Jan 2020
Abstract:
Identifying, describing, and understanding the rich structural and functional effects that occur when water interfaces with hydrophobic media, such as air, hydrocarbons, or perfluorocarbons, forms the foundation of my group’s multi-disciplinary research. These “water-hydrophobe interfaces,” are present in a wide range of natural processes, ranging from thundercloud charging and cloud chemistry, to the formation of gas-hydrates and lipid vesicles, through to the uptake and release of water in vegetation and soils. Given the encompassing scope of water-hydrophobe interactions, the research performed within my group traverses both applied and fundamental aspects. In this colloquium, I will showcase our multiscale investigation of water-hydrophobe interfaces over length scales of some eleven orders of magnitude. Our efforts range from measuring hydrophobic forces between surfaces at sub-nanometer separations, to studying chemical reactions on microdroplets of water in air and oils, and from designing insect-inspired, perfluorocarbon-free water-repellent coatings and membranes at the centimeter scale, to conducting agricultural field trials of our technologies for growing more food with less water in plots 60 m on a side (Fig.1). I will also share my vision for future research.

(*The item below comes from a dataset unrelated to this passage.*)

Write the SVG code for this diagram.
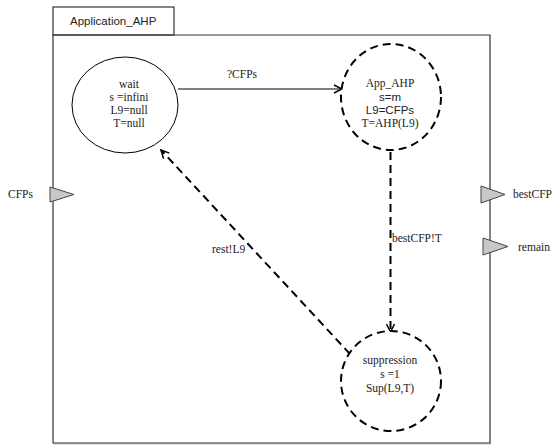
<svg xmlns="http://www.w3.org/2000/svg" width="554" height="445" viewBox="0 0 554 445">
<style>
.frame{fill:none;stroke:#333;stroke-width:1.2}
.serif{font-family:"Liberation Serif","Times New Roman",serif;font-size:11.5px;fill:#222}
.sans{font-family:"Liberation Sans",Arial,sans-serif;font-size:11.5px;fill:#222}
.st{fill:#fff;stroke:#000;stroke-width:1}
.std{fill:#fff;stroke:#000;stroke-width:2;stroke-dasharray:8 5}
.port{fill:#c8c8c8;stroke:#444;stroke-width:1}
.solid{fill:none;stroke:#000;stroke-width:1}
.dash{fill:none;stroke:#000;stroke-width:2;stroke-dasharray:8 5}
</style>
<defs>
<marker id="ah" markerWidth="10" markerHeight="10" refX="9" refY="5" orient="auto" markerUnits="userSpaceOnUse">
<path d="M1,1 L9,5 L1,9" fill="none" stroke="#000" stroke-width="1.5"/>
</marker>
</defs>
<rect width="554" height="445" fill="#fff"/>
<g id="frame">
<rect class="frame" x="53" y="7" width="121" height="28"/>
<text class="sans" x="70" y="25">Application_AHP</text>
<path class="frame" d="M53,35 L490,35 L490,443 L53,443 Z"/>
<line x1="53" y1="443.5" x2="491" y2="443.5" stroke="#888" stroke-width="1.5"/>
</g>
<g id="connectors">
<line class="solid" x1="178" y1="89" x2="342" y2="89" marker-end="url(#ah)"/>
<text class="serif" x="227" y="78">?CFPs</text>
<line class="dash" x1="390.5" y1="152" x2="390.5" y2="332" marker-end="url(#ah)"/>
<text class="serif" x="392" y="242">bestCFP!T</text>
<line class="dash" x1="350" y1="354" x2="161" y2="150" marker-end="url(#ah)"/>
<text class="serif" x="212" y="253">rest!L9</text>
</g>
<g id="wait">
<ellipse class="st" cx="125" cy="105" rx="53" ry="48"/>
<text class="serif" text-anchor="middle" x="129" y="88">wait</text>
<text class="serif" text-anchor="middle" x="129" y="101">s =infini</text>
<text class="serif" text-anchor="middle" x="129" y="114">L9=null</text>
<text class="serif" text-anchor="middle" x="129" y="127">T=null</text>
</g>
<g id="App_AHP">
<ellipse class="std" cx="391" cy="97" rx="50" ry="53"/>
<text class="serif" text-anchor="middle" x="390" y="87">App_AHP</text>
<text class="sans" text-anchor="middle" x="390" y="101">s=m</text>
<text class="sans" text-anchor="middle" x="390" y="114">L9=CFPs</text>
<text class="serif" text-anchor="middle" x="390" y="127">T=AHP(L9)</text>
</g>
<g id="suppression">
<ellipse class="std" cx="391" cy="381" rx="50" ry="50"/>
<text class="serif" text-anchor="middle" x="390" y="364">suppression</text>
<text class="serif" text-anchor="middle" x="390" y="378">s =1</text>
<text class="serif" text-anchor="middle" x="390" y="392">Sup(L9,T)</text>
</g>
<g id="port_CFPs">
<polygon class="port" points="50,187 50,202 74,194.5"/>
<text class="serif" x="8" y="198">CFPs</text>
</g>
<g id="port_bestCFP">
<polygon class="port" points="481,186 481,203 505,194.5"/>
<text class="serif" x="513" y="198">bestCFP</text>
</g>
<g id="port_remain">
<polygon class="port" points="483,238 483,255 508,246.5"/>
<text class="serif" x="518" y="251">remain</text>
</g>
</svg>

Fig. 1| At a glance: our multiscale investigations of water. (A) Measuring water-mediated forces between macroscopic surfaces at sub-nanometer resolution; (B) Probing the chemical activity of molecules and ions in micron-scale water droplets suspended in air and oils; (C) Understanding the factors leading to the superhydrophobicity of millimeter-scale sea-skaters (Halobates Germanus); (D) Our patent-pending superhydrophobic sand mulches for growing more food with less water in arid and semi-arid climates. (Credits: Illustrations A-B, and C, respectively, by Xavier Pita and Ivan Gromicho, Scientific Illustrators at KAUST; Photo D: Adair Gallo Jr.)
Bio:
Himanshu Mishra is an Assistant Professor of Environmental Science and Engineering and a principal investigator at the Water Desalination and Reuse Center at KAUST. His group investigates physical and chemical phenomena at interfaces of water with air, oils, and perfluorinated coatings, such as wetting, surface forces, electrification, and chemical reactions. Technologies developed in his group range from superhydrophobic sand mulches (SandX) for boosting crop-yields in arid areas to coating-free gas-entrapping membranes (GEMs) for greener membrane distillation. Articles based on his work have appeared in Nature Communications, Science Advances, Proceedings of the National Academy of Sciences, the Journal of Colloid and Interface Science, and journals of the American Chemical Society and the Royal Society of Chemistry. He holds seven patents (granted or pending).